Let me know if I've misunderstood anything here!

Thanks for your questions @divyashan!

  1. We use the 50 publicly labeled examples, and we split them into 10 in-context learning examples and 40 evaluation examples. The results page show more than 40 requests because we ran 3 different trials using different samples of in-context learning examples, and within each trial, we run additional requests using additional perturbations / data augmentations (e.g. dialect perturbations).
  2. We don't use the probability-based method from the original RAFT paper (but we do use probability-based methods for other scenarios in HELM). Instead, we directly prompt the model to generate the complete label name as a test output, using instructions and in-context learning. Example prompt:
Label the sentence based on whether it is related to an adverse drug effect (ADE).

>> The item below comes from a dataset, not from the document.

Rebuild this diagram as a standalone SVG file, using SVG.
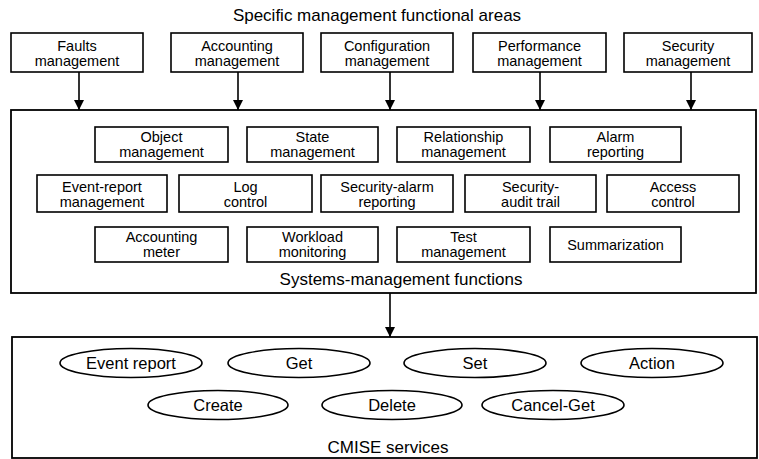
<svg xmlns="http://www.w3.org/2000/svg" width="759" height="459" viewBox="0 0 759 459">
<defs>
<marker id="arr" viewBox="0 0 10 10" refX="10" refY="5" markerWidth="10" markerHeight="10" markerUnits="userSpaceOnUse" orient="auto">
<path d="M0,0 L10,5 L0,10 Z" fill="#000"/>
</marker>
<style>
text{font-family:"Liberation Sans",Arial,sans-serif;fill:#000;text-anchor:middle}
.bx{fill:#fff;stroke:#000;stroke-width:1.6}
.big{fill:#fff;stroke:#000;stroke-width:1.8}
.el{fill:#fff;stroke:#000;stroke-width:1.6}
.t{font-size:14.5px}
.e{font-size:16.5px}
.h{font-size:17px}
.c{stroke:#000;stroke-width:1.6;fill:none;marker-end:url(#arr)}
</style>
</defs>
<rect width="759" height="459" fill="#fff"/>
<text class="h" x="377" y="21">Specific management functional areas</text>

<g id="faults"><rect class="bx" x="11" y="33" width="132" height="39"/><text class="t" x="77" y="51">Faults</text><text class="t" x="77" y="66">management</text></g>
<g id="accounting"><rect class="bx" x="171" y="33" width="132" height="39"/><text class="t" x="237" y="51">Accounting</text><text class="t" x="237" y="66">management</text></g>
<g id="configuration"><rect class="bx" x="321" y="33" width="132" height="39"/><text class="t" x="387" y="51">Configuration</text><text class="t" x="387" y="66">management</text></g>
<g id="performance"><rect class="bx" x="473" y="33" width="133" height="39"/><text class="t" x="539.5" y="51">Performance</text><text class="t" x="539.5" y="66">management</text></g>
<g id="security"><rect class="bx" x="624" y="33" width="128" height="39"/><text class="t" x="688" y="51">Security</text><text class="t" x="688" y="66">management</text></g>

<g id="smf">
<rect class="big" x="11" y="110" width="745" height="183"/>
<text class="h" x="401" y="285">Systems-management functions</text>
</g>
<g id="object"><rect class="bx" x="95" y="127" width="133" height="35"/><text class="t" x="161.5" y="141.5">Object</text><text class="t" x="161.5" y="156.5">management</text></g>
<g id="state"><rect class="bx" x="247" y="127" width="131" height="35"/><text class="t" x="312.5" y="141.5">State</text><text class="t" x="312.5" y="156.5">management</text></g>
<g id="relationship"><rect class="bx" x="397" y="127" width="133" height="35"/><text class="t" x="463.5" y="141.5">Relationship</text><text class="t" x="463.5" y="156.5">management</text></g>
<g id="alarm"><rect class="bx" x="550" y="127" width="131" height="35"/><text class="t" x="615.5" y="141.5">Alarm</text><text class="t" x="615.5" y="156.5">reporting</text></g>

<g id="eventreport"><rect class="bx" x="37" y="175" width="130" height="37"/><text class="t" x="102" y="191.5">Event-report</text><text class="t" x="102" y="206.5">management</text></g>
<g id="log"><rect class="bx" x="179" y="175" width="133" height="37"/><text class="t" x="245.5" y="191.5">Log</text><text class="t" x="245.5" y="206.5">control</text></g>
<g id="secalarm"><rect class="bx" x="321" y="175" width="132" height="37"/><text class="t" x="387" y="191.5">Security-alarm</text><text class="t" x="387" y="206.5">reporting</text></g>
<g id="secaudit"><rect class="bx" x="465" y="175" width="131" height="37"/><text class="t" x="530.5" y="191.5">Security-</text><text class="t" x="530.5" y="206.5">audit trail</text></g>
<g id="access"><rect class="bx" x="607" y="175" width="132" height="37"/><text class="t" x="673" y="191.5">Access</text><text class="t" x="673" y="206.5">control</text></g>

<g id="accmeter"><rect class="bx" x="95" y="227" width="133" height="35"/><text class="t" x="161.5" y="241.5">Accounting</text><text class="t" x="161.5" y="256.5">meter</text></g>
<g id="workload"><rect class="bx" x="247" y="227" width="131" height="35"/><text class="t" x="312.5" y="241.5">Workload</text><text class="t" x="312.5" y="256.5">monitoring</text></g>
<g id="test"><rect class="bx" x="397" y="227" width="133" height="35"/><text class="t" x="463.5" y="241.5">Test</text><text class="t" x="463.5" y="256.5">management</text></g>
<g id="summarization"><rect class="bx" x="550" y="227" width="131" height="35"/><text class="t" x="615.5" y="250">Summarization</text></g>

<g id="cmise">
<rect class="big" x="12" y="337" width="745" height="121"/>
<text class="h" x="388" y="452.5">CMISE services</text>
</g>
<g id="ev"><ellipse class="el" cx="131" cy="363" rx="71" ry="14.5"/><text class="e" x="131" y="369">Event report</text></g>
<g id="get"><ellipse class="el" cx="299" cy="363" rx="71" ry="14.5"/><text class="e" x="299" y="369">Get</text></g>
<g id="set"><ellipse class="el" cx="475" cy="363" rx="71" ry="14.5"/><text class="e" x="475" y="369">Set</text></g>
<g id="action"><ellipse class="el" cx="652" cy="363" rx="71" ry="14.5"/><text class="e" x="652" y="369">Action</text></g>
<g id="create"><ellipse class="el" cx="218" cy="405" rx="70" ry="14.5"/><text class="e" x="218" y="411">Create</text></g>
<g id="delete"><ellipse class="el" cx="392" cy="405" rx="70" ry="14.5"/><text class="e" x="392" y="411">Delete</text></g>
<g id="cancelget"><ellipse class="el" cx="553" cy="405" rx="71" ry="14.5"/><text class="e" x="553" y="411">Cancel-Get</text></g>

<g id="connectors">
<line class="c" x1="79" y1="72" x2="79" y2="110"/>
<line class="c" x1="238" y1="72" x2="238" y2="110"/>
<line class="c" x1="390" y1="72" x2="390" y2="110"/>
<line class="c" x1="540" y1="72" x2="540" y2="110"/>
<line class="c" x1="691" y1="72" x2="691" y2="110"/>
<line class="c" x1="390" y1="293" x2="390" y2="337"/>
</g>
</svg>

Details are described below:
Drugs: Names of drugs and chemicals that include brand names, trivial names, abbreviations and systematic names were annotated. Mentions of drugs or chemicals should strictly be in a therapeutic context. This category does not include the names of metabolites, reaction byproducts, or hospital chemicals (e.g. surgical equipment disinfectants).
Adverse effect: Mentions of adverse effects include signs, symptoms, diseases, disorders, acquired abnormalities, deficiencies, organ damage or death that strictly occur as a consequence of drug intake.
Possible labels:
1. ADE-related
2. not ADE-related

Sentence: A challenge with clozapine was feasible and showed no clinical symptoms of eosinophilia.
Label: not ADE-related

Sentence: CONCLUSIONS: These results suggest that clozapine may cause TD; however, the prevalence is low and the severity is relatively mild, with no or mild self-reported discomfort.
Label: ADE-related

Sentence: Best-corrected visual acuity measurements were performed at every visit.
Label: not ADE-related

Sentence: These cases were considered unusual in light of the short delay of their onset after initiation of immunosuppressive therapy and their fulminant course: 3 of these patients died of PCP occurring during the first month of treatment with prednisone.
Label: ADE-related

Sentence: The INR should be monitored more frequently when bosentan is initiated, adjusted, or discontinued in patients taking warfarin.
Label: not ADE-related

Sentence: Pulses have been given for periods up to three years without evident toxicity.
Label:

Thanks so much for the detailed answer!!